## Start

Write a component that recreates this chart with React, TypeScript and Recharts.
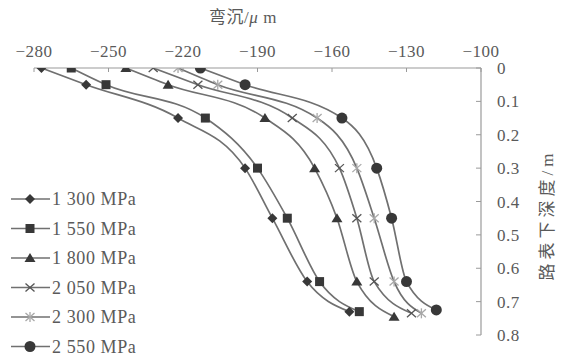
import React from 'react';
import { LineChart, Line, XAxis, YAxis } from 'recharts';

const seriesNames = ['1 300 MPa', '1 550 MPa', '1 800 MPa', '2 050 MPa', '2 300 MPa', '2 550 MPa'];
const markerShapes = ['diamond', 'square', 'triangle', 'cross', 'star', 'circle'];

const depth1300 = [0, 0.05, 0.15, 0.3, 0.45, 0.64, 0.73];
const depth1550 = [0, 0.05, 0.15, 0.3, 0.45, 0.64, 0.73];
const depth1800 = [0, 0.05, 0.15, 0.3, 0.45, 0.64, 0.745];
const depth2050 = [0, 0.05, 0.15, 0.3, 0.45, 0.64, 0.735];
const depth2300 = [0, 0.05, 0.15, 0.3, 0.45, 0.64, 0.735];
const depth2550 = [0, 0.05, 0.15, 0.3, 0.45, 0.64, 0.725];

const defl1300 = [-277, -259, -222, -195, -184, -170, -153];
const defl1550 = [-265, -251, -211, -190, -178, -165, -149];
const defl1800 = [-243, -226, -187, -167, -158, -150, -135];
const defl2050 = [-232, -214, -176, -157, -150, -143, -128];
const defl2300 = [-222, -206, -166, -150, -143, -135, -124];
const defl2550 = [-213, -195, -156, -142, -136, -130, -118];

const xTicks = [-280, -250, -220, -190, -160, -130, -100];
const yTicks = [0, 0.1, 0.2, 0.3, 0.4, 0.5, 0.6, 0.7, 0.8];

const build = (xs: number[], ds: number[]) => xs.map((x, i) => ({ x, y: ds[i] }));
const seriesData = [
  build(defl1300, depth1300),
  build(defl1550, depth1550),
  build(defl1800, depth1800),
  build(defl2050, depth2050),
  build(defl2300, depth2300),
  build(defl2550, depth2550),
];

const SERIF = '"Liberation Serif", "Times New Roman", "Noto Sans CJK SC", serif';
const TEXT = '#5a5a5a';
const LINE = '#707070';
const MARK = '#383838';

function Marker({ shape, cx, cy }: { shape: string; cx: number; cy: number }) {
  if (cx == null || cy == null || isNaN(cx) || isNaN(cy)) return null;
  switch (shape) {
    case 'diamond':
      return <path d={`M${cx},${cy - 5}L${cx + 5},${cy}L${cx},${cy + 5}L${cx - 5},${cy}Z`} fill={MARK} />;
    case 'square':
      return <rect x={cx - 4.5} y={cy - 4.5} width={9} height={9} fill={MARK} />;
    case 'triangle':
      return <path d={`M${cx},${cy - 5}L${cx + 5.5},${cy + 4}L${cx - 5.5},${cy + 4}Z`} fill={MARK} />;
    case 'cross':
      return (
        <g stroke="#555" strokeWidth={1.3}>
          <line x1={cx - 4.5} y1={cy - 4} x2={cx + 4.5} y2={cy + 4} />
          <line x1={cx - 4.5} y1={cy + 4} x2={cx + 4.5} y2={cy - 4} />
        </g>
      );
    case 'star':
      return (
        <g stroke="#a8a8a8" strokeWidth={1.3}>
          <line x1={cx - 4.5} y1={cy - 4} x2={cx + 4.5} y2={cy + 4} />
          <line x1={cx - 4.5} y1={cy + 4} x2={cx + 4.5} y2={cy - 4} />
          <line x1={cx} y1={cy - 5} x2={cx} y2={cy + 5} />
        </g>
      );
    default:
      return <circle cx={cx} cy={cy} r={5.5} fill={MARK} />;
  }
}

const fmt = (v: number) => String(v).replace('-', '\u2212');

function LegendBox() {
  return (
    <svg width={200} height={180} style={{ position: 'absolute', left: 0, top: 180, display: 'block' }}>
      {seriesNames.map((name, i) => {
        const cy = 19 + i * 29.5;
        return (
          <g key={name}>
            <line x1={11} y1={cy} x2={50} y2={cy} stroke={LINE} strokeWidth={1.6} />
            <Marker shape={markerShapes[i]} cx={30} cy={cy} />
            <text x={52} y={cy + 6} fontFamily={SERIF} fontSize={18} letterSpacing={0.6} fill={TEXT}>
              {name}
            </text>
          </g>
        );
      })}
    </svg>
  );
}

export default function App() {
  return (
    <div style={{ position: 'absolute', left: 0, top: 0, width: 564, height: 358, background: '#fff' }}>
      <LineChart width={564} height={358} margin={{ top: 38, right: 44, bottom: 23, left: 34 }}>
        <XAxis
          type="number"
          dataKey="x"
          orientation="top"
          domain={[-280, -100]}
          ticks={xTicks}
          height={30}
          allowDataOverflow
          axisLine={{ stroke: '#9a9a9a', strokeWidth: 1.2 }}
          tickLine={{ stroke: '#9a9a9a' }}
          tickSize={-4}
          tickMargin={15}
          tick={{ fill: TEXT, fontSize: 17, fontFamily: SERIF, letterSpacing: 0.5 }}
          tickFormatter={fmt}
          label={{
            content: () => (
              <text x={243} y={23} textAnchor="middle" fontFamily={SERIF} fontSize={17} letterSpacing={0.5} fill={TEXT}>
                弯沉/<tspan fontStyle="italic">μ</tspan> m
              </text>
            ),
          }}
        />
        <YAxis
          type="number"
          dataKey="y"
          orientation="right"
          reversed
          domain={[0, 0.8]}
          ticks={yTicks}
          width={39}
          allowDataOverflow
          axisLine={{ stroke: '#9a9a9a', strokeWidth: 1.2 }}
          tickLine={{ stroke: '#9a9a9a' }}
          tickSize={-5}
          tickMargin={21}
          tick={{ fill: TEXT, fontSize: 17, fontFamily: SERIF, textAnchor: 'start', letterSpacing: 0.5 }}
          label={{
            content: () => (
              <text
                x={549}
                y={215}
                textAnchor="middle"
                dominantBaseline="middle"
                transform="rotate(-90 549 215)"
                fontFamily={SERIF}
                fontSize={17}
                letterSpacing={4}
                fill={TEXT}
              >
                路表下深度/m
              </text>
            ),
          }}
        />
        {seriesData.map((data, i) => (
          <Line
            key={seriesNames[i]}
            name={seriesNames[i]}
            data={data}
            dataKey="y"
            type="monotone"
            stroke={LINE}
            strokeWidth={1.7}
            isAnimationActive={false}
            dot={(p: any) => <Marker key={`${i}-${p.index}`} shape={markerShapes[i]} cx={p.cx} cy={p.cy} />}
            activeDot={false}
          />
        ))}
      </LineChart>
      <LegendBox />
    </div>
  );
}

## End

Copy exactly the lines running from the beginning of the listing through the line that has "['diamond', 'square', 'triangle', 'cross', 'star', 'circle'];". Drop the pictures.

Write a component that recreates this chart with React, TypeScript and Recharts.
import React from 'react';
import { LineChart, Line, XAxis, YAxis } from 'recharts';

const seriesNames = ['1 300 MPa', '1 550 MPa', '1 800 MPa', '2 050 MPa', '2 300 MPa', '2 550 MPa'];
const markerShapes = ['diamond', 'square', 'triangle', 'cross', 'star', 'circle'];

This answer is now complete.